Your premarket brief — what happened overnight, and what's set up for today.
Stocks
US futures are treading water this morning after Asia closed mixed and Europe trades cautiously, digesting the overnight Iran news and parsing what Thursday's PCE print might mean for Warsh's hawkish pivot. Japan's Nikkei jumped 1.55% to a fresh record close at 72,353.96, shrugging off Middle East volatility, while mainland China rallied 2.39% and Hong Kong slipped 0.63%. Chip names are extending their rally premarket after last week's Nasdaq rip, but the broader tape feels range-bound—consensus is waiting for confirmation that inflation is cooling enough to keep the Fed from actually pulling the trigger on that October hike the dots are pricing. The risk-on tone is muted; nobody's chasing here.
Macro
Kevin Warsh's first decision as Fed Chair last week held rates at 3.50% to 3.75%, but the hawkish dots stole the show—nearly half the committee now expects at least one hike before year-end, with October increasingly priced as the live meeting. Thursday's PCE release is the week's main event, with consensus expecting core to tick up from April, and any upside surprise would validate the hawks and pull forward hike bets even further.
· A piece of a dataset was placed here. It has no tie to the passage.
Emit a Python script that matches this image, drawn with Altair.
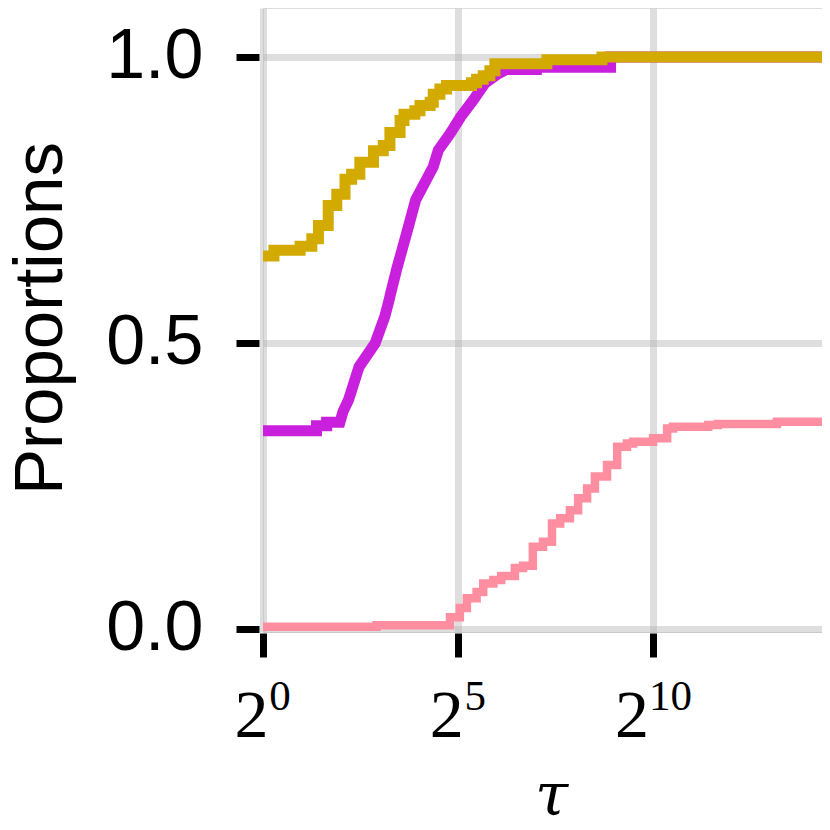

Ten-year yields were last around 4.49%, the dollar is holding firm, and the market is in a peculiar spot: equities near all-time highs while the Fed signals it's not done tightening. That's a narrowing path, and one hot inflation print could snap it shut.
Geopolitics
The Iran story took a sharp dovish turn overnight: mediators Qatar and Pakistan announced that US and Iranian officials agreed on a roadmap aimed at reaching a final deal within 60 days, and the Treasury Department authorized the sale of Iranian oil for the same period. Markets are pricing this as the beginning of the end—oil is collapsing, the Strait of Hormuz is conditionally reopening, and the disruption premium that pushed Brent above $120 is evaporating fast. Trump's threats of fresh strikes if Hezbollah continues attacks keep a floor under geopolitical risk, but the headline trade is clear: de-escalation wins, and the fear bid is coming out. The question now is whether 60 days is enough to cement a durable agreement or just a pause before the next flare-up.
Commodities
Oil is the story—and it's ugly if you're long. Brent crude tumbled over 3% to around $77 per barrel and WTI dropped more than 2% to roughly $74 after the Treasury's 60-day Iranian oil authorization, erasing nearly all the gains from the conflict that began in late February. The market is treating this as a structural supply return, not a temporary truce, and with Kuwait announcing production increases and tankers beginning to exit the Strait, the disruption narrative is dead for now. Gold is catching a modest bid despite the risk-on equity tape, holding in the low $4,200s—worth watching as a tell that not everyone believes the Iran deal sticks. Natural gas is flat, agriculture quiet. The commodity complex is recalibrating to a world where Middle East supply comes back online faster than anyone priced a month ago, and that's bearish across the board for energy.
On Deck Today
- Monday is light on the data calendar—use the time to position for Thursday's PCE, the week's only print that matters.
- Watch oil's action through the US session; if WTI breaks below $73, the technical floor gives way and we're back to pre-conflict levels.
- Any fresh headlines out of Switzerland on the US-Iran talks could swing sentiment—this 60-day window is a countdown, not a resolution.